Objective:
Reproduce, please, the span of lines beginning at the line with "Recreate this image" and ending at the line with "1.63, 0.89, 0.55]", inclusive, minus any pictures.

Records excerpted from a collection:
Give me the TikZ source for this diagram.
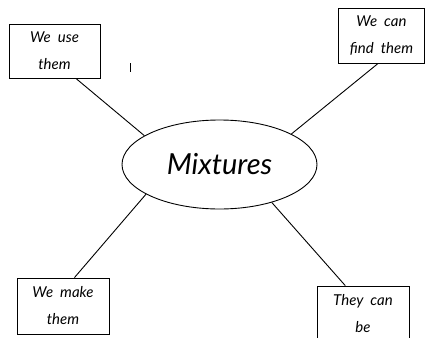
\documentclass[tikz,border=0pt]{standalone}
\usepackage{fontspec}
\setmainfont{Lato}
\usepackage{tikz}
\usepackage{xcolor}
\usetikzlibrary{shapes.geometric}

\begin{document}
\begin{tikzpicture}[x=1pt, y=-1pt, line width=0.9pt, font=\itshape]
	\tikzstyle{box}=[draw, rectangle, inner sep=0pt, align=center, font=\fontsize{15}{27}\selectfont\itshape]
	\tikzstyle{link}=[draw, line width=0.9pt]

	\useasboundingbox (0,0) rectangle (425,337);
	\clip (0,0) rectangle (425,337);

	\node[draw, ellipse, minimum width=195pt, minimum height=89pt, inner sep=0pt, font=\fontsize{29}{32}\selectfont\itshape] (mix) at (219.5,164.5) {Mixtures};

	\node[box, minimum width=91pt, minimum height=54pt] (use) at (54.5,51) {We~~use\\them};
	\node[box, minimum width=86pt, minimum height=55pt] (find) at (381.5,35.5) {We~~can\\find~~them};
	\node[box, minimum width=92pt, minimum height=56pt] (make) at (63,306) {We~~make\\them};
	\node[box, minimum width=92pt, minimum height=56pt] (be) at (363,314) {They~~can\\be};

	\draw[link] (use.-52) -- (mix.159);
	\draw[link] (find.-97) -- (mix.23.5);
	\draw[link] (make.68.5) -- (mix.202);
	\draw[link] (be.122.7) -- (mix.-36);

	\draw[line width=0.8pt] (130,63) -- (130,72);
\end{tikzpicture}
\end{document}
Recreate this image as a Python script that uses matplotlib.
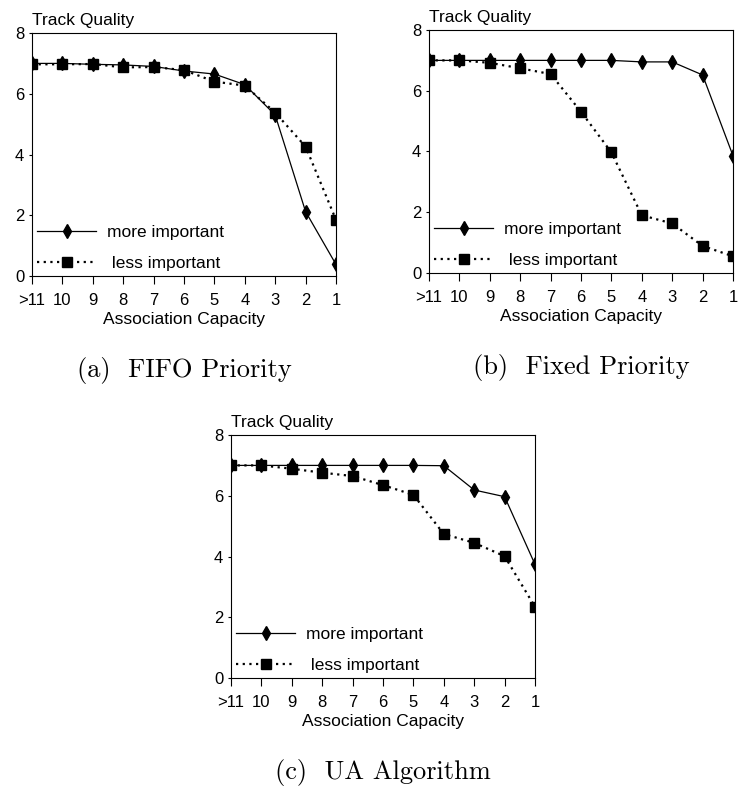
import matplotlib
matplotlib.use('Agg')
import matplotlib.pyplot as plt

plt.rcParams['font.family'] = ['Liberation Sans', 'DejaVu Sans']

capacity = ['>11', '10', '9', '8', '7', '6', '5', '4', '3', '2', '1']

fifo_more = [7.0, 7.0, 6.97, 6.95, 6.9, 6.75, 6.65, 6.3, 5.3, 2.12, 0.38]
fifo_less = [6.97, 6.97, 6.98, 6.87, 6.88, 6.78, 6.4, 6.27, 5.38, 4.26, 1.85]

fixed_more = [7.0, 7.0, 7.0, 7.0, 7.0, 7.0, 7.0, 6.95, 6.95, 6.52, 3.86]
fixed_less = [7.0, 7.0, 6.92, 6.74, 6.55, 5.31, 3.97, 1.9, 1.63, 0.89, 0.55]

ua_more = [7.0, 7.0, 7.0, 7.0, 7.0, 7.0, 7.0, 6.99, 6.19, 5.97, 3.74]
ua_less = [7.0, 7.0, 6.89, 6.76, 6.65, 6.35, 6.03, 4.74, 4.45, 4.01, 2.34]

captions = ['(a)  FIFO Priority', '(b)  Fixed Priority', '(c)  UA Algorithm']

fig = plt.figure(figsize=(7.44, 7.94), dpi=100)
boxes = [[0.043, 0.6524, 0.4086, 0.306],
         [0.5766, 0.6562, 0.4086, 0.306],
         [0.3105, 0.1461, 0.4086, 0.306]]
series = [(fifo_more, fifo_less), (fixed_more, fixed_less), (ua_more, ua_less)]

x = list(range(len(capacity)))
for box, (more, less), cap in zip(boxes, series, captions):
    ax = fig.add_axes(box)
    ax.plot(x, more, color='black', lw=0.9, marker='d', ms=7,
            label='more important')
    ax.plot(x, less, color='black', lw=1.6, ls=(0, (1, 2)), marker='s', ms=6.5,
            label=' less important')
    ax.set_xlim(0, 10)
    ax.set_ylim(0, 8)
    ax.set_yticks([0, 2, 4, 6, 8])
    ax.set_xticks(x)
    ax.set_xticklabels(capacity)
    ax.tick_params(axis='x', direction='out', length=6, width=0.8, labelsize=12, pad=6.5)
    ax.tick_params(axis='y', direction='out', length=2.5, width=0.8, labelsize=12, pad=3)
    for s in ax.spines.values():
        s.set_linewidth(0.8)
    ax.set_xlabel('Association Capacity', fontsize=12.5, labelpad=2.5)
    ax.text(0, 1.033, 'Track Quality', transform=ax.transAxes, fontsize=12.5,
            ha='left', va='baseline')
    ax.legend(loc='lower left', frameon=False, fontsize=12.5, handlelength=3.4,
              handletextpad=0.6, labelspacing=0.9, borderpad=0.1,
              borderaxespad=0.2)
    ax.text(0.5, -0.39, cap, transform=ax.transAxes, fontsize=19,
            family='cmr10', ha='center', va='center')

fig.savefig('out.png', dpi=100)
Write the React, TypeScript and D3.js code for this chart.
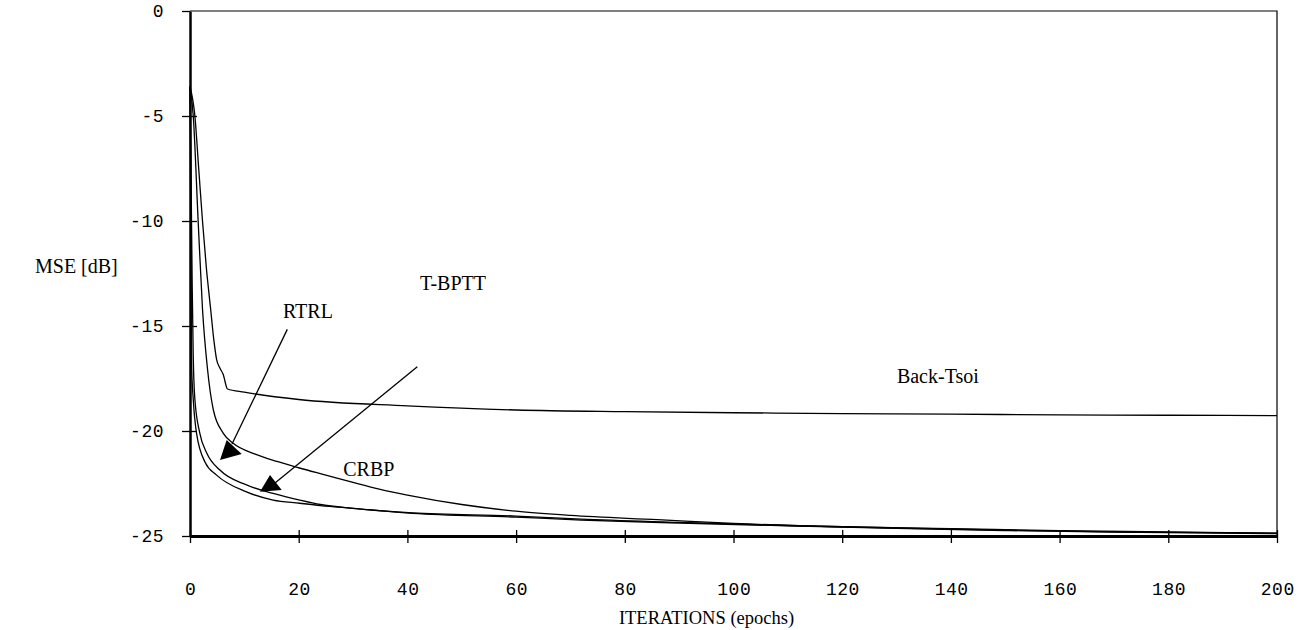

Response:
Recreate this image as a Python script that uses matplotlib.
import matplotlib
matplotlib.use('Agg')
import matplotlib.pyplot as plt

plt.rcParams['font.family'] = ['Liberation Sans', 'DejaVu Sans']

capacity = ['>11', '10', '9', '8', '7', '6', '5', '4', '3', '2', '1']

fifo_more = [7.0, 7.0, 6.97, 6.95, 6.9, 6.75, 6.65, 6.3, 5.3, 2.12, 0.38]
fifo_less = [6.97, 6.97, 6.98, 6.87, 6.88, 6.78, 6.4, 6.27, 5.38, 4.26, 1.85]

fixed_more = [7.0, 7.0, 7.0, 7.0, 7.0, 7.0, 7.0, 6.95, 6.95, 6.52, 3.86]
fixed_less = [7.0, 7.0, 6.92, 6.74, 6.55, 5.31, 3.97, 1.9, 1.63, 0.89, 0.55]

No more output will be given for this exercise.